PubMed's top 3 results don't seem to be relevant, while the model's top 6 papers seem to be all relevant.
-
Find and include the full article text when reranking.
-
Instead of calling PubMed's API, download its full data with a mechanism to update it daily.
-
Incorporate citation relationships to boost papers that are highly cited by other relevant papers
-
Extend beyond PubMed to include other databases (arXiv, bioRxiv, medRxiv).
This project demonstrates that combining domain-specific language models with neural reranking and automatic summarization can improve biomedical literature search. The fine-tuned BioBERT cross-encoder can successfully capture semantic relationships that traditional keyword-based search systems miss. By understanding biomedical terminology and concepts beyond exact keyword matches, the system ranks papers by true relevance rather than superficial term overlap. As demonstrated, semantic understanding of biomedical concepts can lead to more relevant results, particularly for complex or specialized queries.

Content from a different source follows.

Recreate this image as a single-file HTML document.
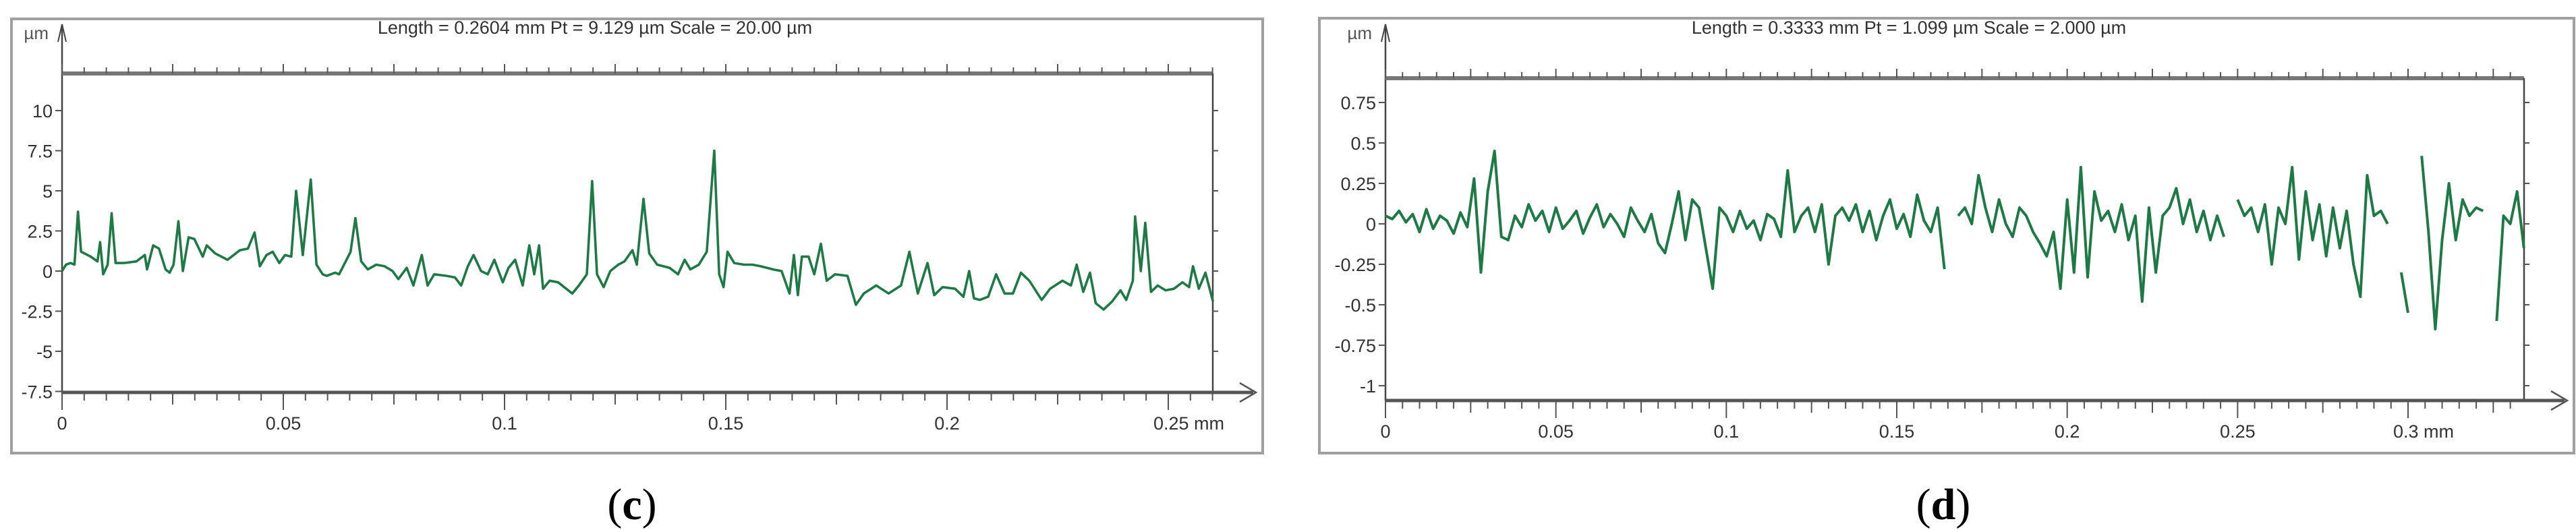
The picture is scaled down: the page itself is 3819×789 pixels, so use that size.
<!DOCTYPE html>
<html><head><meta charset="utf-8"><style>
html,body{margin:0;padding:0;background:#fff;}
svg{display:block;}
</style></head><body>
<svg id="fig" width="3819" height="789" viewBox="0 0 3819 789" xmlns="http://www.w3.org/2000/svg" font-family="Liberation Sans, sans-serif"></svg>
<script>
// ---- Panel (c) data ----
const cX = [0,.0009,.0019,.0028,.0036,.0043,.0065,.0080,.0086,.0093,.0103,.0112,.0121,.0140,.0168,.0187,.0192,.0206,.0219,.0234,.0243,.0252,.0263,.0273,.0286,.0299,.0318,.0327,.0346,.0374,.0402,.0420,.0435,.0447,.0462,.0476,.0491,.0504,.0518,.0529,.0544,.0562,.0575,.0589,.0598,.0617,.0626,.0641,.0652,.0663,.0676,.0691,.0710,.0729,.0747,.0760,.0779,.0794,.0813,.0826,.0841,.0869,.0888,.0902,.0917,.0930,.0947,.0962,.0977,.0996,.1009,.1024,.1041,.1056,.1067,.1078,.1087,.1102,.1121,.1153,.1168,.1186,.1198,.1209,.1224,.1239,.1257,.1271,.1289,.1299,.1314,.1327,.1345,.1373,.1392,.1407,.1420,.1439,.1457,.1474,.1485,.1495,.1504,.1519,.1541,.1560,.1579,.1607,.1626,.1644,.1654,.1663,.1672,.1687,.1700,.1715,.1728,.1747,.1775,.1794,.1812,.1840,.1868,.1896,.1915,.1934,.1956,.1971,.1990,.2018,.2037,.2050,.2061,.2074,.2093,.2111,.2130,.2149,.2167,.2186,.2214,.2233,.2261,.2280,.2293,.2308,.2323,.2336,.2354,.2373,.2392,.2405,.2420,.2425,.2438,.2448,.2461,.2476,.2494,.2513,.2532,.2547,.2556,.2569,.2584,.2601];
const cY = [0,.4,.5,.4,3.7,1.2,.9,.6,1.8,-.2,.4,3.6,.5,.5,.6,1.0,.1,1.6,1.4,.1,-.1,.4,3.1,0,2.1,2.0,.9,1.6,1.1,.7,1.3,1.4,2.4,.3,1.0,1.2,.5,1.0,.9,5.0,1.0,5.7,.4,-.2,-.3,-.1,-.2,.6,1.2,3.3,.6,.1,.4,.3,0,-.5,.2,-.9,1.0,-.9,-.2,-.3,-.4,-.9,.3,1.0,0,-.2,.7,-.7,.2,.7,-.9,1.6,-.2,1.6,-1.1,-.6,-.7,-1.4,-.9,-.2,5.6,-.2,-1.0,0,.4,.6,1.3,.4,4.5,1.1,.4,.2,-.2,.7,.1,.4,1.2,7.5,-.2,-1.0,1.2,.5,.4,.4,.3,.1,0,-1.4,1.0,-1.5,.9,.9,-.2,1.7,-.6,-.2,-.3,-2.1,-1.4,-.9,-1.4,-.9,1.2,-1.4,.5,-1.5,-1.0,-1.1,-1.6,0,-1.7,-1.8,-1.6,-.2,-1.4,-1.4,-.1,-.6,-1.8,-1.1,-.6,-.9,.4,-1.3,-.1,-2.0,-2.4,-1.9,-1.2,-1.8,-.6,3.4,0,3.0,-1.3,-.9,-1.2,-1.1,-.7,-1.0,.3,-1.1,-.1,-1.9];
const cYTicks = [10,7.5,5,2.5,0,-2.5,-5,-7.5];
const cXTicks = ["0","0.05","0.1","0.15","0.2","0.25 mm"];
const cXTickVals = [0,.05,.1,.15,.2,.25];
// ---- Panel (d) data ----
const dStep = 0.002;
const dY = [0.05,0.03,0.08,0.01,0.06,-0.05,0.09,-0.03,0.05,0.02,-0.06,0.07,-0.02,0.28,-0.3,0.2,0.45,-0.08,
-0.1,0.05,-0.02,0.12,0.02,0.08,-0.05,0.1,-0.03,0.02,0.08,-0.06,0.04,0.12,-0.02,0.06,0.0,-0.08,0.1,0.02,-0.05,0.06,-0.12,-0.18,0.0,0.2,-0.1,0.15,
0.1,-0.15,-0.4,0.1,0.05,-0.05,0.08,-0.03,0.02,-0.1,0.06,0.03,-0.08,
0.33,-0.05,0.05,0.1,-0.05,0.12,-0.25,0.05,0.1,
0.02,0.12,-0.05,0.08,-0.1,0.05,0.15,-0.03,0.06,-0.08,0.18,0.02,-0.05,
0.1,-0.28,null,0.05,0.1,0.0,0.3,0.1,-0.05,0.15,0.0,-0.08,0.1,0.05,-0.05,-0.12,-0.2,
-0.05,-0.4,0.15,-0.3,0.35,-0.33,0.2,0.02,0.08,-0.05,0.12,-0.1,0.05,-0.48,0.1,-0.3,0.05,0.1,0.22,0.0,0.15,-0.05,0.08,-0.1,0.05,-0.08,null,
0.15,0.05,0.1,-0.05,0.12,-0.25,0.1,0.0,0.35,-0.22,0.2,-0.1,0.12,-0.2,0.1,-0.15,0.08,-0.25,-0.45,0.3,0.05,0.08,0.0,
null,-0.3,-0.55,null,0.42,-0.05,-0.65,-0.1,0.25,-0.1,0.15,0.05,0.1,0.08,null,-0.6,0.05,0.0,0.2,-0.15];
const dYTicks = [0.75,0.5,0.25,0,-0.25,-0.5,-0.75,-1];
const dXTicks = ["0","0.05","0.1","0.15","0.2","0.25","0.3 mm"];
const dXTickVals = [0,.05,.1,.15,.2,.25,.3];

const NS="http://www.w3.org/2000/svg";
const svg=document.getElementById('fig');
function mk(tag,attrs,parent){const e=document.createElementNS(NS,tag);for(const k in attrs)e.setAttribute(k,attrs[k]);(parent||svg).appendChild(e);return e;}

function panel(o){
  const g=mk('g',{});
  
  
  const fr=mk('rect',{x:o.fx,y:o.fy,width:o.fw,height:o.fh,fill:'none',stroke:'#a0a0a0','stroke-width':4},g);
  
  
  const sx=v=>o.x0+(v-o.xmin)/(o.xmax-o.xmin)*(o.x1-o.x0);
  const sy=v=>o.yZero-v*o.yPer;
  const t=mk('text',{x:o.titleX,y:50,'font-size':27,'text-anchor':'middle',fill:'#333'},g);
  t.textContent=o.title;
  
  
  const u=mk('text',{x:o.x0-20,y:58,'font-size':26,'text-anchor':'end',fill:'#555'},g);
  u.textContent='µm';
  
  
  mk('line',{x1:o.x0,y1:36,x2:o.x0,y2:o.yb,stroke:'#444','stroke-width':2.5},g);
  mk('path',{d:`M${o.x0-6} 62 L${o.x0} 36 L${o.x0+6} 62`,fill:'none',stroke:'#444','stroke-width':2},g);
  const tb=mk('line',{x1:o.x0,y1:o.yt,x2:o.x1,y2:o.yt,stroke:'#777','stroke-width':6},g);
  
  
  mk('line',{x1:o.x1,y1:o.yt,x2:o.x1,y2:o.yb,stroke:'#444','stroke-width':2.5},g);
  const xa=mk('line',{x1:o.x0,y1:o.yb,x2:o.x1+60,y2:o.yb,stroke:'#555','stroke-width':5},g);
  
  
  mk('path',{d:`M${o.x1+40} ${o.yb-14} L${o.x1+64} ${o.yb} L${o.x1+40} ${o.yb+14}`,fill:'none',stroke:'#555','stroke-width':2.5},g);
  for(let v=0;v<=o.xmax+1e-9;v+=0.005){
    const x=sx(v);const maj=Math.abs(v/0.05-Math.round(v/0.05))<1e-6;const mid=Math.abs(v/0.025-Math.round(v/0.025))<1e-6;
    mk('line',{x1:x,y1:o.yb,x2:x,y2:o.yb+(maj?26:(mid?18:12)),stroke:'#555','stroke-width':2},g);
    mk('line',{x1:x,y1:o.yt,x2:x,y2:o.yt-(mid?14:9),stroke:'#555','stroke-width':2},g);
  }
  o.xTickVals.forEach((v,i)=>{
    const last=i==o.xTickVals.length-1;
    const tx=mk('text',{x:last?sx(v)-22:sx(v),y:o.yb+55,'font-size':27,'text-anchor':last?'start':'middle',fill:'#333'},g);
    tx.textContent=o.xTicks[i];
    
    
  });
  o.yTicks.forEach(v=>{
    const y=sy(v);
    mk('line',{x1:o.x0-10,y1:y,x2:o.x0,y2:y,stroke:'#555','stroke-width':2},g);
    mk('line',{x1:o.x1,y1:y,x2:o.x1+8,y2:y,stroke:'#555','stroke-width':2},g);
    const ty=mk('text',{x:o.x0-14,y:y+10,'font-size':27,'text-anchor':'end',fill:'#333'},g);
    ty.textContent=String(v);
    
    
  });
  let d='',pen=false;
  for(let i=0;i<o.xs.length;i++){
    const v=o.ys[i];
    if(v===null||v===undefined){pen=false;continue;}
    d+=(pen?'L':'M')+sx(o.xs[i]).toFixed(1)+' '+sy(v).toFixed(1)+' ';pen=true;
  }
  const p=mk('path',{d:d,fill:'none',stroke:'#1d7a45','stroke-width':o.sw,'stroke-linejoin':'round'},g);
  
  
  const lb=mk('text',{x:o.labelX,y:770,'font-size':66,'text-anchor':'middle',fill:'#000',style:'font-family:"Liberation Serif",serif'},g);
  lb.innerHTML='(<tspan font-weight="bold">'+o.label+'</tspan>)';
  
  
}

panel({name:'panel-c',fx:17,fy:28,fw:1855,fh:644,x0:92,x1:1798,xmin:0,xmax:0.25*(1798-92)/(1732-92),yt:109,yb:582,yZero:402,yPer:23.8,sw:3.6,
  title:'Length = 0.2604 mm  Pt = 9.129 µm  Scale = 20.00 µm',titleX:882,xs:cX,ys:cY,yTicks:cYTicks,xTicks:cXTicks,xTickVals:cXTickVals,label:'c',labelX:937});
const dX=dY.map((_,i)=>i*dStep);
panel({name:'panel-d',fx:1956,fy:27,fw:1860,fh:645,x0:2054,x1:3742,xmin:0,xmax:0.3*(3742-2054)/(3570-2054),yt:116,yb:594,yZero:332,yPer:240,sw:4,
  title:'Length = 0.3333 mm  Pt = 1.099 µm  Scale = 2.000 µm',titleX:2830,xs:dX,ys:dY,yTicks:dYTicks,xTicks:dXTicks,xTickVals:dXTickVals,label:'d',labelX:2881});
</script>
</body></html>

This work contributes to a broader objective of accelerating scientific discovery by making literature search more intelligent, efficient, and accessible. By reducing the time researchers spend searching and reading abstracts, systems like this can help accelerate the pace of biomedical research and ultimately improve health outcomes.
-
Lee, J., et al. (2020). BioBERT: a pre-trained biomedical language representation model for biomedical text mining. Bioinformatics, 36(4), 1234-1240. [Paper] [Code]
-
Lewis, M., et al. (2020). BART: Denoising Sequence-to-Sequence Pre-training for Natural Language Generation, Translation, and Comprehension. [Paper]
-
Krithara, A., et al. (2022). BioASQ-QA: A manually curated corpus for Biomedical Question Answering. bioRxiv. [Paper]
-
Wolf, T., et al. (2020). Transformers: State-of-the-Art Natural Language Processing. EMNLP 2020: System Demonstrations. [Paper] [Code]
-
Reimers, N., & Gurevych, I. (2019). Sentence-BERT: Sentence Embeddings using Siamese BERT-Networks. EMNLP-IJCNLP 2019. [Paper] [Code]